I Am Missing review: Weaver maintains a fast-paced story packed with twists and surprises
WHEN a badly beaten man wakes up on the Hampshire coast with no memory of who he is or where he came from, the press dub him The Lost Man.
I Am Missing by Tim Weaver
Taking the name Richard Kite, he spends the next 10 months living in a caravan and doing odd jobs at a church to pay for his lodgings and food.
Without a birth certificate or national insurance number, he can’t claim benefits or get a job.
While stuck in the limbo of not officially existing, he desperately searches for his identity, making media appeals and undergoing hypnosis.
But when no family or friends come forward and his memory doesn’t return, he turns to private investigator David Raker as his last hope.
Intrigued by his case, the seasoned locator of missing people soon has more questions than answers.
He’s disturbed by a possible link to the body of a woman found beside a London railway line two years ago. Is Richard a killer or a victim?
The seasoned locator of missing people soon has more questions than answers
Raker must draw on all his skills and contacts from his former career as an investigative journalist and years of experience in locating missing people to solve the mystery of Richard Kite’s true identity.

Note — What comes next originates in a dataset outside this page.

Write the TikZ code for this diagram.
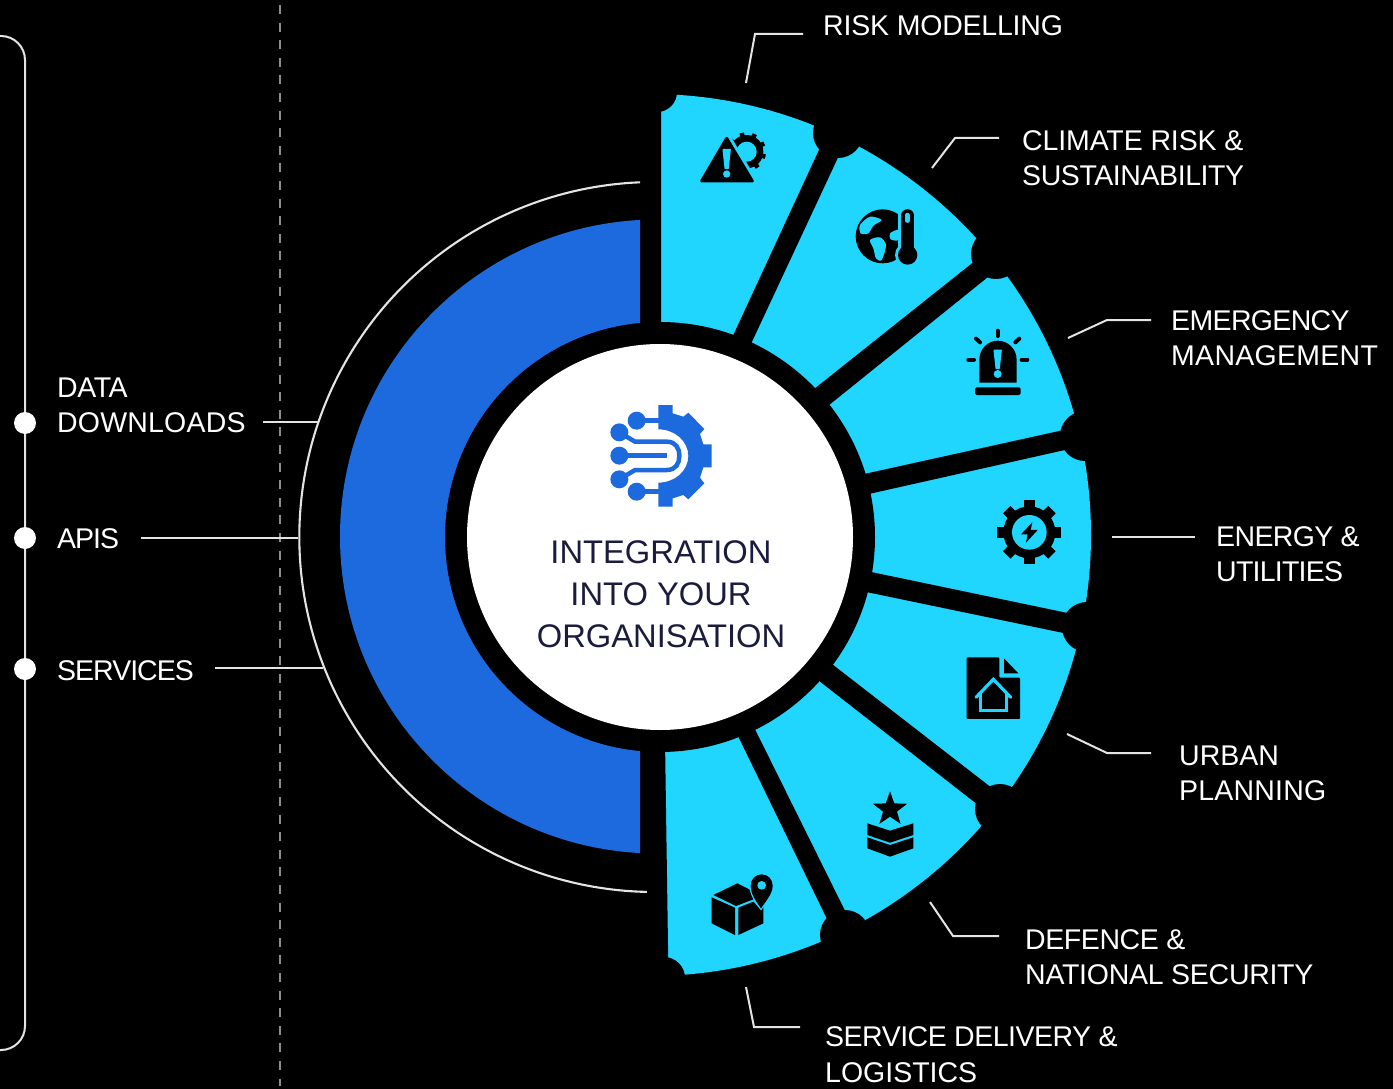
\documentclass[tikz,border=0pt]{standalone}
\usepackage{fontspec}
\setmainfont{Liberation Sans}
\definecolor{cy}{HTML}{20D6FF}
\definecolor{bl}{HTML}{1D6ADE}
\definecolor{navy}{HTML}{1B1B3D}
\definecolor{lineg}{HTML}{E4E4E4}
\newcommand\lsp[2]{{\addfontfeature{LetterSpace=#1}#2}}
\tikzset{
  lab/.style={anchor=north west,inner sep=0pt,align=left,text=white,font=\fontsize{28.5}{35}\selectfont},
  leader/.style={draw=lineg,line width=2pt,line join=miter},
  iconz/.style={scale=0.33333}
}
\begin{document}
\begin{tikzpicture}[x=1pt,y=-1pt]
\useasboundingbox (0,0) rectangle (1393,1089);
\fill[black] (0,0) rectangle (1393,1089);
% cyan fan, cut by black bands and notches
\fill[cy] (650,535) circle[radius=441];
\fill[black] (0,0) -- (661,0) -- (661,537) -- (665,740) -- (668.5,980) -- (668.5,1089) -- (0,1089) -- cycle;
\fill[black] (725,353) -- (743,361) -- (856,119) -- (837,111) -- cycle;
\fill[black] (799,401) -- (813,418) -- (1019,252) -- (1005,237) -- cycle;
\fill[black] (846,478) -- (851,498) -- (1105,441) -- (1100,422) -- cycle;
\fill[black] (852,568) -- (847,588) -- (1102,641) -- (1106,621) -- cycle;
\fill[black] (810,647) -- (800,666) -- (1005,826) -- (1019,809) -- cycle;
\fill[black] (739,697) -- (721,701) -- (845,956) -- (863,947) -- cycle;
\foreach \x/\y/\r in {657/92/20,838/133/25,996/254/25,1085/436/25,1087/627/25,1000/809/25,845/935/25,664/978/21}
  \fill[black] (\x,\y) circle[radius=\r];
\fill[black] (660,537) circle[radius=215];
% blue half ring
\begin{scope}
  \clip (300,200) rectangle (640,880);
  \fill[bl,even odd rule] (657,536.5) circle[radius=317] (660,537) circle[radius=215];
\end{scope}
% white hub
\node[circle,fill=white,minimum size=386pt,inner sep=0pt] (hub) at (660,537) {};
\node[align=center,inner sep=0pt,text=navy,font=\fontsize{32.7}{42}\selectfont,anchor=north] (hubtxt) at (661,540.5) {INTEGRATION\\INTO YOUR\\ORGANISATION};
% white arc
\draw[lineg,line width=2.1pt,variable=\t,domain=91.2:267.7,samples=120,smooth] plot ({654.3+355*cos(\t)},{537+355*sin(\t)});
% dashed line and bracket
\coordinate (dashtop) at (280,5);
\coordinate (dashbot) at (280,1086);
\draw[draw=white!55!black,line width=1.6pt,dash pattern=on 9pt off 8.6pt] (dashtop) -- (dashbot);
\coordinate (bra) at (0,36);
\coordinate (brb) at (25,36);
\coordinate (brc) at (25,1050);
\coordinate (brd) at (0,1050);
\draw[lineg,line width=2pt,rounded corners=24pt] (bra) -- (brb) -- (brc) -- (brd);
\foreach \n/\y in {da/423,db/538,dc/669}
  \node[circle,fill=white,minimum size=22pt,inner sep=0pt] (\n) at (25,\y) {};
% left labels
\node[lab] (tdata) at (57,378) {\lsp{-1.5}{DATA}\\\lsp{0.7}{DOWNLOADS}};
\node[lab] (tapis) at (57,528) {\lsp{-3.5}{APIS}};
\node[lab] (tserv) at (57,660) {\lsp{-3.5}{SERVICES}};
\coordinate (ca1) at (263,421.5); \coordinate (ca2) at (318,421.5);
\coordinate (cb1) at (141,538);   \coordinate (cb2) at (298,538);
\coordinate (cc1) at (215,668);   \coordinate (cc2) at (323,668);
\draw[leader] (ca1) -- (ca2);
\draw[leader] (cb1) -- (cb2);
\draw[leader] (cc1) -- (cc2);
% right labels
\node[lab] (t1) at (823,15) {\lsp{-0.75}{RISK MODELLING}};
\node[lab] (t2) at (1022,130) {\lsp{-0.5}{CLIMATE RISK \&}\\\lsp{-1.5}{SUSTAINABILITY}};
\node[lab] (t3) at (1171,310) {\lsp{-2.3}{EMERGENCY}\\\lsp{1}{MANAGEMENT}};
\node[lab] (t4) at (1216,526) {\lsp{-2.2}{ENERGY \&}\\\lsp{-2.7}{UTILITIES}};
\node[lab] (t5) at (1179,746) {URBAN\\\lsp{0.7}{PLANNING}};
\node[lab] (t6) at (1025,929) {\lsp{-1.5}{DEFENCE \&}\\\lsp{-1}{NATIONAL SECURITY}};
\node[lab,font=\fontsize{28.5}{36.5}\selectfont] (t7) at (825,1026) {\lsp{-1.75}{SERVICE DELIVERY \&}\\LOGISTICS};
\coordinate (l1a) at (746,83);  \coordinate (l1b) at (755,34);  \coordinate (l1c) at (803,34);
\coordinate (l2a) at (932,168); \coordinate (l2b) at (955,138); \coordinate (l2c) at (999,138);
\coordinate (l3a) at (1068,338);\coordinate (l3b) at (1107,320);\coordinate (l3c) at (1151,320);
\coordinate (l4a) at (1112,537);\coordinate (l4c) at (1195,537);
\coordinate (l5a) at (1067,734);\coordinate (l5b) at (1107,753);\coordinate (l5c) at (1151,753);
\coordinate (l6a) at (930,902); \coordinate (l6b) at (953,936); \coordinate (l6c) at (999,936);
\coordinate (l7a) at (746,987); \coordinate (l7b) at (754,1027);\coordinate (l7c) at (800,1027);
\draw[leader] (l1a) -- (l1b) -- (l1c);
\draw[leader] (l2a) -- (l2b) -- (l2c);
\draw[leader] (l3a) -- (l3b) -- (l3c);
\draw[leader] (l4a) -- (l4c);
\draw[leader] (l5a) -- (l5b) -- (l5c);
\draw[leader] (l6a) -- (l6b) -- (l6c);
\draw[leader] (l7a) -- (l7b) -- (l7c);
% icon: hub gear
\begin{scope}[shift={(560,380)},iconz]
  \fill[bl] (295,75) -- (338,75) -- (338,100) -- (370,110) -- (385,98) -- (433,147) -- (420,162) -- (430,193) -- (455,193) -- (455,262) -- (430,262) -- (420,293) -- (433,310) -- (385,358) -- (370,345) -- (338,355) -- (338,380) -- (295,380) -- (295,308) .. controls (345,308) and (385,272) .. (385,228) .. controls (385,184) and (345,148) .. (295,148) -- cycle;
  \draw[bl,line width=4.5pt] (178,157) -- (225,185) -- (320,185) .. controls (348,185) and (358,205) .. (358,228) .. controls (358,250) and (348,270) .. (320,270) -- (225,270) -- (178,298);
  \draw[bl,line width=4.5pt] (178,227) -- (320,227);
  \draw[bl,line width=4.5pt] (230,122) -- (296,122);
  \draw[bl,line width=4.5pt] (230,335) -- (296,335);
  \foreach \x/\y in {178/157,178/227,178/298,230/122,230/335} \fill[bl] (\x,\y) circle[radius=27];
\end{scope}
% icon 1: warning + gear
\begin{scope}[shift={(640,80)},iconz]
  \begin{scope}[shift={(320,215)}]
    \foreach \a in {0,40,...,320} \draw[black,line width=4.5pt] (\a+15:45) -- (\a+15:58);
    \fill[black] (0,0) circle[radius=50];
    \fill[cy] (0,0) circle[radius=30];
  \end{scope}
  \draw[cy,line width=9pt,line join=round,fill=cy] (260,175) -- (185,303) -- (337,303) -- cycle;
  \draw[black,line width=3pt,line join=round,fill=black] (260,175) -- (185,303) -- (337,303) -- cycle;
  \draw[cy,fill=cy,line width=1pt,line join=round] (249,208) -- (271,208) -- (265,265) -- (255,265) -- cycle;
  \fill[cy] (260,282) circle[radius=11];
\end{scope}
% icon 2: globe + thermometer
\begin{scope}[shift={(640,80)},iconz]
  \fill[black] (728,469) circle[radius=81];
  \fill[cy] plot[smooth cycle] coordinates {(660,435) (690,410) (725,420) (700,437) (685,460) (662,460)};
  \fill[cy] plot[smooth cycle] coordinates {(690,480) (720,472) (738,495) (725,540) (708,535) (700,505)};
  \fill[cy] plot[smooth cycle] coordinates {(750,460) (775,450) (775,480) (752,478)};
  \draw[cy,line width=19pt,line cap=round] (803,407) -- (803,525);
  \fill[cy] (803,525) circle[radius=38];
  \draw[black,line width=13pt,line cap=round] (803,407) -- (803,525);
  \fill[black] (803,525) circle[radius=29];
  \draw[cy,line width=4.5pt,line cap=round] (802,405) -- (802,422);
\end{scope}
% icon 3: siren
\begin{scope}[shift={(850,300)},iconz]
  \fill[black] (388,248) -- (388,180) .. controls (388,145) and (415,122) .. (443,122) .. controls (472,122) and (500,145) .. (500,180) -- (500,248) -- cycle;
  \fill[black,rounded corners=1.5pt] (375,262) rectangle (512,285);
  \draw[cy,fill=cy,line width=1pt,line join=round] (432,150) -- (454,150) -- (448,205) -- (438,205) -- cycle;
  \fill[cy] (443,222) circle[radius=12];
  \draw[black,line width=4pt,line cap=round] (443,92) -- (443,108);
  \draw[black,line width=4pt,line cap=round] (378,116) -- (390,127);
  \draw[black,line width=4pt,line cap=round] (508,116) -- (496,127);
  \draw[black,line width=4pt,line cap=round] (355,179) -- (372,179);
  \draw[black,line width=4pt,line cap=round] (515,179) -- (532,179);
\end{scope}
% icon 4: bolt gear
\begin{scope}[shift={(850,300)},iconz]
  \begin{scope}[shift={(538,697)}]
    \foreach \a in {0,45,...,315} \draw[black,line width=10.5pt] (\a:60) -- (\a:96);
    \fill[black] (0,0) circle[radius=78];
    \fill[cy] (0,0) circle[radius=52];
  \end{scope}
  \fill[black] (547,667) -- (513,703) -- (533,703) -- (528,728) -- (563,690) -- (542,690) -- cycle;
\end{scope}
% icon 5: document + house
\begin{scope}[shift={(850,300)},iconz]
  \fill[black,rounded corners=1pt] (350,1072) -- (448,1072) -- (448,1133) -- (510,1133) -- (510,1257) -- (350,1257) -- cycle;
  \fill[black] (462,1075) -- (505,1120) -- (462,1120) -- cycle;
  \draw[cy,line width=3.2pt,line cap=round,line join=miter] (378,1192) -- (430,1138) -- (482,1192);
  \draw[cy,line width=3.2pt,line join=miter] (392,1175) -- (392,1232) -- (470,1232) -- (470,1175);
\end{scope}
% icon 6: star + chevrons
\begin{scope}[shift={(650,760)},iconz]
  \begin{scope}[shift={(720,148)}]
    \fill[black] (270:54) -- (306:22) -- (342:54) -- (18:22) -- (54:54) -- (90:22) -- (126:54) -- (162:22) -- (198:54) -- (234:22) -- cycle;
  \end{scope}
  \fill[black] (652,190) -- (720,212) -- (790,190) -- (790,225) -- (720,248) -- (652,225) -- cycle;
  \fill[black] (652,232) -- (720,255) -- (790,232) -- (790,265) -- (720,290) -- (652,265) -- cycle;
\end{scope}
% icon 7: box + pin
\begin{scope}[shift={(650,760)},iconz]
  \fill[black] (262,370) -- (190,405) -- (258,438) -- (310,418) -- (298,388) -- cycle;
  \fill[black] (185,412) -- (255,443) -- (255,525) -- (185,490) -- cycle;
  \fill[black] (265,443) -- (310,425) -- (330,447) -- (340,442) -- (340,490) -- (265,525) -- cycle;
  \draw[cy,fill=black,line width=2.5pt] (333,445) .. controls (315,420) and (302,400) .. (302,377) .. controls (302,358) and (316,343) .. (335,343) .. controls (354,343) and (368,358) .. (368,377) .. controls (368,400) and (350,420) .. (333,445) -- cycle;
  \fill[black] (333,445) .. controls (315,420) and (302,400) .. (302,377) .. controls (302,358) and (316,343) .. (335,343) .. controls (354,343) and (368,358) .. (368,377) .. controls (368,400) and (350,420) .. (333,445) -- cycle;
  \fill[cy] (335,376) circle[radius=13];
\end{scope}
\end{tikzpicture}
\end{document}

A thrilling and hugely enjoyable novel with a frantic, engrossing finale
The engaging Raker novels normally start with the investigator looking for a missing person so trying to help a person with missing memories is an intriguing premise that grips the reader from the first page.
Weaver maintains a fast-paced story packed with twists and surprises, perhaps too many to be plausible. But this is nevertheless a thrilling and hugely enjoyable novel with a frantic, engrossing finale.